8/14 Letters: Where’s the Republican outrage over Trump’s raging deficit?

GOP mum on deficit

When Obama was president, all we heard from Republicans was how they could not do anything because of the budget deficit and that he was doing a terrible job on managing the deficit.

It seemed to be front-page news regularly.

Today on page 4 in the N&O the headline was “US budget deficit grows 27% through July.” Spending rose 8 percent while tax revenue rose only 3 percent.

Sounds like someone is doing a terrible job managing the deficit today.

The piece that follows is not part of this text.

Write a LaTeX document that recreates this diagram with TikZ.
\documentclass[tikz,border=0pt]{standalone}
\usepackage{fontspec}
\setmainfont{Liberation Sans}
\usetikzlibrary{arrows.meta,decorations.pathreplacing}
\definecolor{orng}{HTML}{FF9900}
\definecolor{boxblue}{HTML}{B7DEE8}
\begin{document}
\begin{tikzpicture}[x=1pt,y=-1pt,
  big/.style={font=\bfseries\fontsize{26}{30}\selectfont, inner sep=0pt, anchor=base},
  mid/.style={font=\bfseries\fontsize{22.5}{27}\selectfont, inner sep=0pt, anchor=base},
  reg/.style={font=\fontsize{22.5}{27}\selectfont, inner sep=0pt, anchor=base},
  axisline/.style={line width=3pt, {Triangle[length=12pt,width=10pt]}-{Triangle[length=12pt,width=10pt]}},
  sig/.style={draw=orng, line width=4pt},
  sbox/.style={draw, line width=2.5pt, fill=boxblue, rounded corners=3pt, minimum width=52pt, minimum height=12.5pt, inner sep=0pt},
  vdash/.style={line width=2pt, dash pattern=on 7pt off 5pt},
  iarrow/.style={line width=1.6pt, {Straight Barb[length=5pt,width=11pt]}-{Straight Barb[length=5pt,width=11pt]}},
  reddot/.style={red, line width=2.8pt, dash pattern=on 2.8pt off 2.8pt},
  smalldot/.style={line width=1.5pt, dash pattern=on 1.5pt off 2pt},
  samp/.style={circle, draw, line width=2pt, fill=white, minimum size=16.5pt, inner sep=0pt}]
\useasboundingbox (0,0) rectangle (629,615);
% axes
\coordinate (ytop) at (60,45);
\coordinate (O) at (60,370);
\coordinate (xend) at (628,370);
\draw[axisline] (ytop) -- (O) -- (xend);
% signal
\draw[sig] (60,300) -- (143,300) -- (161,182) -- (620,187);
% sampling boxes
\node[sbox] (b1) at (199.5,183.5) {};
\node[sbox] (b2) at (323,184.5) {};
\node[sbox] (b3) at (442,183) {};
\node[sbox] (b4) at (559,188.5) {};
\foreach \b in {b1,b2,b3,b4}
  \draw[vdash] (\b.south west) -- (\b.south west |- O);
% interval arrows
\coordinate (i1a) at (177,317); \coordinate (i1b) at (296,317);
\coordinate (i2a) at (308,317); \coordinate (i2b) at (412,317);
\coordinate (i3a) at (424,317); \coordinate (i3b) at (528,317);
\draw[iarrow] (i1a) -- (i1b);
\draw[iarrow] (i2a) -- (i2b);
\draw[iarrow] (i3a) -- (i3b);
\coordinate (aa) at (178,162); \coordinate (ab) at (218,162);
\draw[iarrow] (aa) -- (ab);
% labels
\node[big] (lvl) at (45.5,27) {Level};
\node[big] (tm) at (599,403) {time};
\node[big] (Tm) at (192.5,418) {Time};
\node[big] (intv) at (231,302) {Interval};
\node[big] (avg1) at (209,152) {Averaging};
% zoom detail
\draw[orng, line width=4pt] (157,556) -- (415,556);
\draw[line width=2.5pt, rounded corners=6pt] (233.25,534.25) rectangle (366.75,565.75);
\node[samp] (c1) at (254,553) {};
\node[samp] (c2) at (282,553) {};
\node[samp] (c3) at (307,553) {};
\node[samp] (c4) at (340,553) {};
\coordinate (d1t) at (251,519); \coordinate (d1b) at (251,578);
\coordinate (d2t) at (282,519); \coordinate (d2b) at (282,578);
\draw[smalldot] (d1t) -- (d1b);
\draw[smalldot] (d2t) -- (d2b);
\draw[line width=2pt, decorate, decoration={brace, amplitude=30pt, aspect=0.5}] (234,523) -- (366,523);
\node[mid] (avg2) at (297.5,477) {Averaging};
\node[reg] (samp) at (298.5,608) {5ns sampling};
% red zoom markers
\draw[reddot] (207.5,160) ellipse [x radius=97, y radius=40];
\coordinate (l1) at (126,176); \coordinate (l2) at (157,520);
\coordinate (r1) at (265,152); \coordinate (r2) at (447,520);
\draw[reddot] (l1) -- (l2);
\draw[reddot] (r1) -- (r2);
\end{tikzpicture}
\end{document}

Why isn’t this front-page news, and where is the Republicans outrage now?

Fillmore Bowen, Cary

Weak case on Trump

I don’t think much of conservative think tanks, but “Emotions and impeachment,” the Aug. 12 op-ed by the Heritage Foundation about misuse of the impeachment process, makes sense.

One should not overturn an election just because a case can be made; it should only be done if the president has done something so egregious that it requires removal.

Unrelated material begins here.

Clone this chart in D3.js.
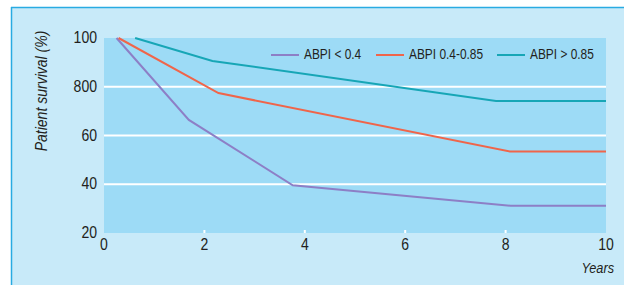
<!DOCTYPE html>
<html>
<head>
  <meta charset="utf-8">
  <script src="https://d3js.org/d3.v7.min.js"></script>
  <style>
    body { margin: 0; background: #fff; }
    text { font-family: "Liberation Sans", Arial, sans-serif; fill: #231f20; }
  </style>
</head>
<body>
<div id="chart"></div>
<script>
// data
var seriesNames = ["ABPI < 0.4", "ABPI 0.4-0.85", "ABPI > 0.85"];
var seriesColors = ["#8d7fc6", "#f0654a", "#17a6b6"];
var years = [
  [0.25, 1.69, 3.76, 8.1, 10],
  [0.29, 2.28, 8.09, 10],
  [0.62, 2.16, 7.81, 10]
];
var survival = [
  [100, 66.4, 39.6, 31.2, 31.2],
  [100, 77.4, 53.4, 53.4],
  [100, 90.6, 74.2, 74.2]
];
var xTicks = [0, 2, 4, 6, 8, 10];
var yTicks = [20, 40, 60, 80, 100];
var yTickLabels = ["20", "40", "60", "800", "100"];

var W = 624, H = 285;
var narrow = 0.85; // condensed look
var svg = d3.select("#chart").append("svg").attr("width", W).attr("height", H);

// helper: condensed text at a point
function label(px, py, str, size, anchor, italic) {
  return svg.append("text")
    .attr("transform", "translate(" + px + "," + py + ") scale(" + narrow + ",1)")
    .attr("text-anchor", anchor || "start")
    .style("font-size", size + "px")
    .style("font-style", italic ? "italic" : "normal")
    .text(str);
}

// outer panel
svg.append("rect").attr("x", 11).attr("y", 7).attr("width", W - 11).attr("height", H - 7)
  .attr("fill", "#c8eaf9");
svg.append("line").attr("x1", 11).attr("x2", W).attr("y1", 7.5).attr("y2", 7.5)
  .attr("stroke", "#29abe2").attr("stroke-width", 1.5);
svg.append("line").attr("x1", 11.5).attr("x2", 11.5).attr("y1", 7).attr("y2", H)
  .attr("stroke", "#29abe2").attr("stroke-width", 1.5);

var x = d3.scaleLinear().domain([0, 10]).range([104, 606]);
var y = d3.scaleLinear().domain([20, 100]).range([233, 38]);

svg.append("rect").attr("x", x(0)).attr("y", y(100))
  .attr("width", x(10) - x(0)).attr("height", y(20) - y(100))
  .attr("fill", "#9ddbf6");

// gridlines
svg.selectAll(".grid").data([40, 60, 80]).enter().append("line")
  .attr("x1", x(0)).attr("x2", x(10))
  .attr("y1", function (d) { return y(d); }).attr("y2", function (d) { return y(d); })
  .attr("stroke", "#fff").attr("stroke-width", 2);

// small tick marks inside the plot bottom
svg.selectAll(".xt").data([2, 4, 6, 8]).enter().append("line")
  .attr("x1", function (d) { return x(d); }).attr("x2", function (d) { return x(d); })
  .attr("y1", y(20)).attr("y2", y(20) - 3)
  .attr("stroke", "#fff").attr("stroke-width", 2);

// tick labels
xTicks.forEach(function (d) { label(x(d), 250, d, 16.5, "middle"); });
yTicks.forEach(function (d, i) { label(97, y(d) + 5, yTickLabels[i], 16.5, "end"); });

// axis titles
svg.append("text").attr("transform", "translate(47,91) rotate(-90) scale(" + narrow + ",1)")
  .attr("text-anchor", "middle").style("font-size", "16.5px").style("font-style", "italic")
  .text("Patient survival (%)");
label(614, 273, "Years", 15, "end", true);

// lines
var line = d3.line().x(function (d) { return x(d[0]); }).y(function (d) { return y(d[1]); });
seriesNames.forEach(function (name, i) {
  var pts = years[i].map(function (v, j) { return [v, survival[i][j]]; });
  svg.append("path").datum(pts).attr("d", line)
    .attr("fill", "none").attr("stroke", seriesColors[i]).attr("stroke-width", 2);
});

// legend
var legX = [271, 376, 497];
seriesNames.forEach(function (name, i) {
  svg.append("line").attr("x1", legX[i]).attr("x2", legX[i] + 28)
    .attr("y1", 55).attr("y2", 55)
    .attr("stroke", seriesColors[i]).attr("stroke-width", 2);
  label(legX[i] + 33, 59, name, 14, "start");
});
</script>
</body>
</html>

That’s why I — and, I suspect, Nancy Pelosi and much of the voting public — think the case against Trump is pretty weak.

Instead of a doomed attempt at removal through impeachment, let’s vote him out in 2020 — along with his enablers, the rest of the Republican Party.

Lawrence Evans, Durham

Why I’m joining GOP

My moderate Republican friends bemoan the fact that the modern GOP, especially in North Carolina, has left them with no one to vote for.

An Aug. 9 op-ed piece by a Republican convinced me that Republicans need more moderate members to help push the party back on course for helping the people instead of helping the super-rich and hate groups.

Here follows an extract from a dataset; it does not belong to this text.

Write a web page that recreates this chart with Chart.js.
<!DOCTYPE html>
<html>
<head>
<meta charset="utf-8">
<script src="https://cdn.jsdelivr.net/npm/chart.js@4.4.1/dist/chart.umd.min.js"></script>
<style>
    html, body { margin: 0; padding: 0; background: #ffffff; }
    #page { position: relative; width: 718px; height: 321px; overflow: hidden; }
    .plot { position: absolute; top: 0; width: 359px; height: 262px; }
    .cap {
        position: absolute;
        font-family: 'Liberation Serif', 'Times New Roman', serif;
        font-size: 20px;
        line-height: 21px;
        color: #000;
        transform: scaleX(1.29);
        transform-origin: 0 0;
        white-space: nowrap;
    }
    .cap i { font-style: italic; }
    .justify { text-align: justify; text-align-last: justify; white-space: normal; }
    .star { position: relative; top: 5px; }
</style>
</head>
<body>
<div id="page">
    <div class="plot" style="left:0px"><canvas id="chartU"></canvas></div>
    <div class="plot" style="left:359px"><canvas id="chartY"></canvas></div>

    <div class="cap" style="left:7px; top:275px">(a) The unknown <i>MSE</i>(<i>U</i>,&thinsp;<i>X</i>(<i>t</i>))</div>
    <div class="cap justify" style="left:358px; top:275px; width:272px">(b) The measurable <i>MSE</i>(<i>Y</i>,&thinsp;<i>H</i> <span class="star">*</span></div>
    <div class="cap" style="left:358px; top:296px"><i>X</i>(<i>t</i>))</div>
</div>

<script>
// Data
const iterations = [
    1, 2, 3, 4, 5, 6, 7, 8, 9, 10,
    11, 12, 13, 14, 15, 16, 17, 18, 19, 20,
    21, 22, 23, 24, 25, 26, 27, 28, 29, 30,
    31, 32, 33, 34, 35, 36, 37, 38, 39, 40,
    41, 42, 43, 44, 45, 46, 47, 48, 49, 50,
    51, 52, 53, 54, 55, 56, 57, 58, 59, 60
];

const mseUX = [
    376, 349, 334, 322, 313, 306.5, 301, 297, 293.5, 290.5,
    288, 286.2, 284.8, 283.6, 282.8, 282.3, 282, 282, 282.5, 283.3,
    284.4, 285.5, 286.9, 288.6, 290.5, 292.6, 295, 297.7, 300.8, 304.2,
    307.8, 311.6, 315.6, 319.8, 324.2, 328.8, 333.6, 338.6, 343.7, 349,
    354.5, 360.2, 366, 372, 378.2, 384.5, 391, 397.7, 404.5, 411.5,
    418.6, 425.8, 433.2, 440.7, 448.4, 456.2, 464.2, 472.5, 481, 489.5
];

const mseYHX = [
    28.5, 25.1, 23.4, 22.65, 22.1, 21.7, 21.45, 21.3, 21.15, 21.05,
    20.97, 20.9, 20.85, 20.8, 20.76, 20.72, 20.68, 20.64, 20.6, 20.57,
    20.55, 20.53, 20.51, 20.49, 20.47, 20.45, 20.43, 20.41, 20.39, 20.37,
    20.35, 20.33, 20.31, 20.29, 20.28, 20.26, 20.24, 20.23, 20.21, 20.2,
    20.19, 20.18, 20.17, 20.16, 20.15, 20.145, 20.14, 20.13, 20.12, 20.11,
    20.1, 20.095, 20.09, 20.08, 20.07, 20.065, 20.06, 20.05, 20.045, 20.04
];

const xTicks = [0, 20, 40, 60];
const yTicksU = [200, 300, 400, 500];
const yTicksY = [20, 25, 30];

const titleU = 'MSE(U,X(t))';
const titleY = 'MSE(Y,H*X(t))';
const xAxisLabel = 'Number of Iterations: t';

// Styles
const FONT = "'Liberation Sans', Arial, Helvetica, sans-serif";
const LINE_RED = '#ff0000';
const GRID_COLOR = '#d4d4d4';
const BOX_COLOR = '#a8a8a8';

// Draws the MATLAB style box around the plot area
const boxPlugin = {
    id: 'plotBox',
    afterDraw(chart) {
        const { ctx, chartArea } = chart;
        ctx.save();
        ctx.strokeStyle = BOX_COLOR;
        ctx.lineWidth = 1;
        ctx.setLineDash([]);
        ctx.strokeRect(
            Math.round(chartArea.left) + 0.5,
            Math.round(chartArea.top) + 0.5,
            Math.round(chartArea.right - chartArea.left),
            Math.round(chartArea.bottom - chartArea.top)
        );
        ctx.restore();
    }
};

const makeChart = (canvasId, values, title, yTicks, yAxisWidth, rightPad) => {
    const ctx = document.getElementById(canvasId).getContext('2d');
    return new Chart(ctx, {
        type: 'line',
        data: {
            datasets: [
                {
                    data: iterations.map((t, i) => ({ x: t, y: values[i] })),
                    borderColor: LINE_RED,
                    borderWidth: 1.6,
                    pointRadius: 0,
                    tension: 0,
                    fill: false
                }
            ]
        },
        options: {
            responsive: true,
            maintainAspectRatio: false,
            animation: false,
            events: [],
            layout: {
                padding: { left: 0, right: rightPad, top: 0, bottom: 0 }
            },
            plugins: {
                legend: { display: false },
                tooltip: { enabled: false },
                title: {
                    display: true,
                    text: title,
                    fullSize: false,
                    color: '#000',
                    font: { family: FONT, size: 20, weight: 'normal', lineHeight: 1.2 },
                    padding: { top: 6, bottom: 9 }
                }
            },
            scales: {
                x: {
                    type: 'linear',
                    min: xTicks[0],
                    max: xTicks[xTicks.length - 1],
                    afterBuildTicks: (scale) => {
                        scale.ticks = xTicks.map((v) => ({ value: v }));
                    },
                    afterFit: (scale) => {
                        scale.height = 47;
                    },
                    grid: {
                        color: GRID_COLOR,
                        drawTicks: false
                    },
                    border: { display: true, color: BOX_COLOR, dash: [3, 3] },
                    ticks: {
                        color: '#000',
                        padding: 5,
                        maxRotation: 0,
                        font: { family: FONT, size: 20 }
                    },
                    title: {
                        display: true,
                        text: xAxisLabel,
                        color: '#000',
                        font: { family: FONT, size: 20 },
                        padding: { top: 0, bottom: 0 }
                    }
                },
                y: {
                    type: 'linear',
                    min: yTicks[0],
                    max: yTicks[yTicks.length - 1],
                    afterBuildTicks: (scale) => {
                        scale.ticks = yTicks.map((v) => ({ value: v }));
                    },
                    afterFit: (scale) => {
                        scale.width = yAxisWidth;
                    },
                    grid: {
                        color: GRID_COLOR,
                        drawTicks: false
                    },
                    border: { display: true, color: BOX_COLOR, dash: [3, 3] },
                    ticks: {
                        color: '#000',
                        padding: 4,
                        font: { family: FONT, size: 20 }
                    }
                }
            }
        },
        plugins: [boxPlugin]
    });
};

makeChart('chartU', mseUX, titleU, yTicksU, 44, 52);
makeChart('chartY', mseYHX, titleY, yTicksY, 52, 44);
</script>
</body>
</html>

I’ve started locally by switching parties to the GOP and attending party meetings. I probably wouldn’t have done this if I hadn’t met many thoughtful progressive members in the Durham County GOP in recent months.

I’m hoping I can help bring political discourse to the middle and help solve society’s problems. Engaging well-meaning people — but with very different opinions — is preferable to remaining in an echo chamber.

I can’t do this alone, but it won’t take a large number of people to have an impact. Please join me.

Dan Oldman, Durham

A misguided focus

Once again, Donald Trump and the gun lobby have attributed recent massacres to mental illness. But most studies of mass shooters have found only a small fraction have mental health issues.

Let us assume for a moment that mental health is the issue. How are those who suffer from mental health and are potential mass murderers to be identified and forced to seek treatment?

When classmates or neighbors of mass murderers are asked to describe them, most are astonished and the most they can say is that he was “quiet” or a “loner.”

Are we to require all quiet loners to seek treatment?

Isn’t it a saner solution to just stop the sale of assault weapons?

Judith Pulley, Chapel Hill

First step on climate

Regarding For the Record “A North Carolina farmer sees the climate changing,” (Aug. 12 Opinion):

Tandy Jones’ 36-year perspective highlights the pace of climate change occurring in one farmer’s working lifetime.

That pace won’t let up any time soon. Climate models predict worsening conditions for farmers in the coming decades, including more widespread drought in the U.S., higher temperatures and northward migration of growing zones for our staple crops.

The answer is to draw down emissions of heat-trapping gases by the burning of fossil fuels.

A bill currently before Congress assesses a fee on companies that extract fossil fuels and then returns a dividend to all Americans. The Energy Innovation Act reduces fossil fuel emissions without growing the size of government.

Passage would represent our country’s first serious step in turning this situation around.

Curt Heine, Chapel Hill

I applaud Dabo

Regarding “No championship rings yet for Clemson players suspended for playoff. Here’s why,” (Aug. 9)

Congratulations to the Clemson University administration and especially Coach Dabo Swinney for denying national championship rings to former players who were not on the team.

These players were suspended for breaking rules that were very clear or they chose to leave the program.

I’m sure they will probably go on and make millions, but Swinney is trying to make men out of them and trying to help them learn there are consequences for your actions. That’s not just college football, that applies to everyone.

It is refreshing to see a coach put that on the front burner. I am a Wolfpack fan and I applaud this.